Overview
An LED Volume (also called "Volume" or "LED wall stage") is a shooting stage whose walls – and often the ceiling – are made of modular, high-resolution LED panels. Instead of a greenscreen, the wall displays real-time rendered, photorealistic environments that move perspectively correctly with camera movement via camera tracking. The process is called ICVFX (In-Camera Visual Effects): the finished image – including the background – is created directly in the camera, not in post-production.
The concept became known through the Disney+ series The Mandalorian (StageCraft, Industrial Light & Magic). The Volume used there was an approximately 6 m high LED wall, encircling about 270 degrees, with an additional LED ceiling. A significant advantage over greenscreen is the interactive lighting: the LED wall casts real, color- and directionally accurate light and reflections (e.g., in eyes, paint, glass) onto actors and set – meaning the scene is lit by its own virtual environment.
Principle of Operation: Inner & Outer Frustum
The wall surface is divided into two areas:
- Inner Frustum – the section captured by the camera's field of view. It is rendered in the highest quality and precisely follows the camera's position, focal length, and viewing direction via real-time tracking, ensuring correct parallax and perspective.
- Outer Frustum – the remaining wall area not directly in the image. It is rendered in lower quality and primarily serves as a light source and reflection surface.
The background content is usually generated in a game engine (predominantly Unreal Engine), played out by media servers, and displayed on the wall via LED processors. For the camera, processors, and render system to run together without flicker or tearing, all components must be synchronized via Genlock.
Technical Specifications
The following values are typical industry magnitudes; specific values depend on the manufacturer (e.g., ROE Visual) and processor (e.g., Brompton, Megapixel).

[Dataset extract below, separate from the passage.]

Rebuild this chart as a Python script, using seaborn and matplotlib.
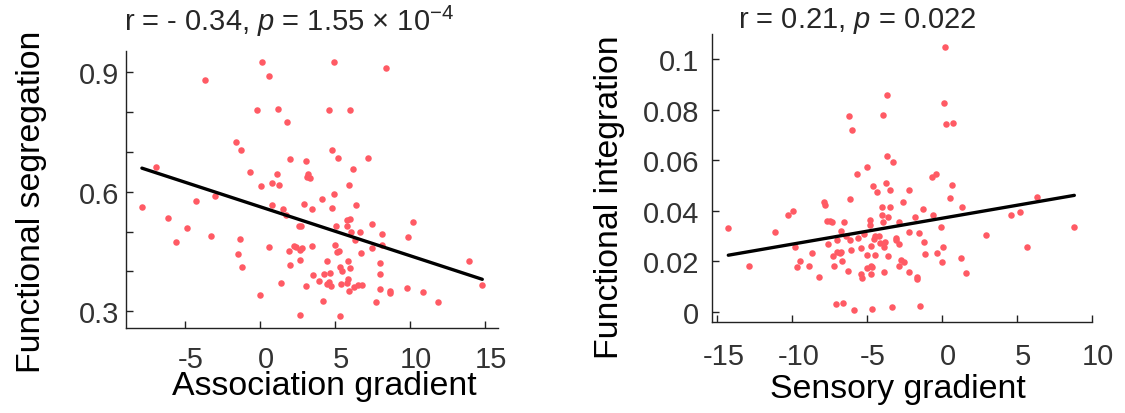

| Parameter | Typical Range |
|---|
| Pixel Pitch | for VP recommended approx. 2.3–2.8 mm (trend towards finer pitches for closer shots) |
| Refresh Rate (Panel) | frequently 3840 Hz or 7680 Hz |
| Frame Rate (Image Source) | 24 / 50 / 60 Hz, tendency towards higher rates |
| Color Space | e.g., up to approx. 95% DCI-P3 (ROE Visual) |
| Bit Depth / HDR | up to 16 Bit, 10-/12-Bit HDR workflows |
The Pixel Pitch (distance between the centers of adjacent pixels) determines how close the camera can get to the wall without individual pixels or a moiré pattern becoming visible: the finer the pitch, the shorter the minimum distance.
On-Set Usage
The LED Volume shifts effort from post-production to preparation: background worlds must be finished and runnable in the engine before shooting. On set, in addition to camera and lighting crews, extra trades are needed, including a Brain Bar/VP team for engine operation and tracking calibration. Typical challenges include moiré at too short a wall distance or unfavorable aperture, color matching between LED wall light and set strobes, and tracking stability, on which credible parallax depends.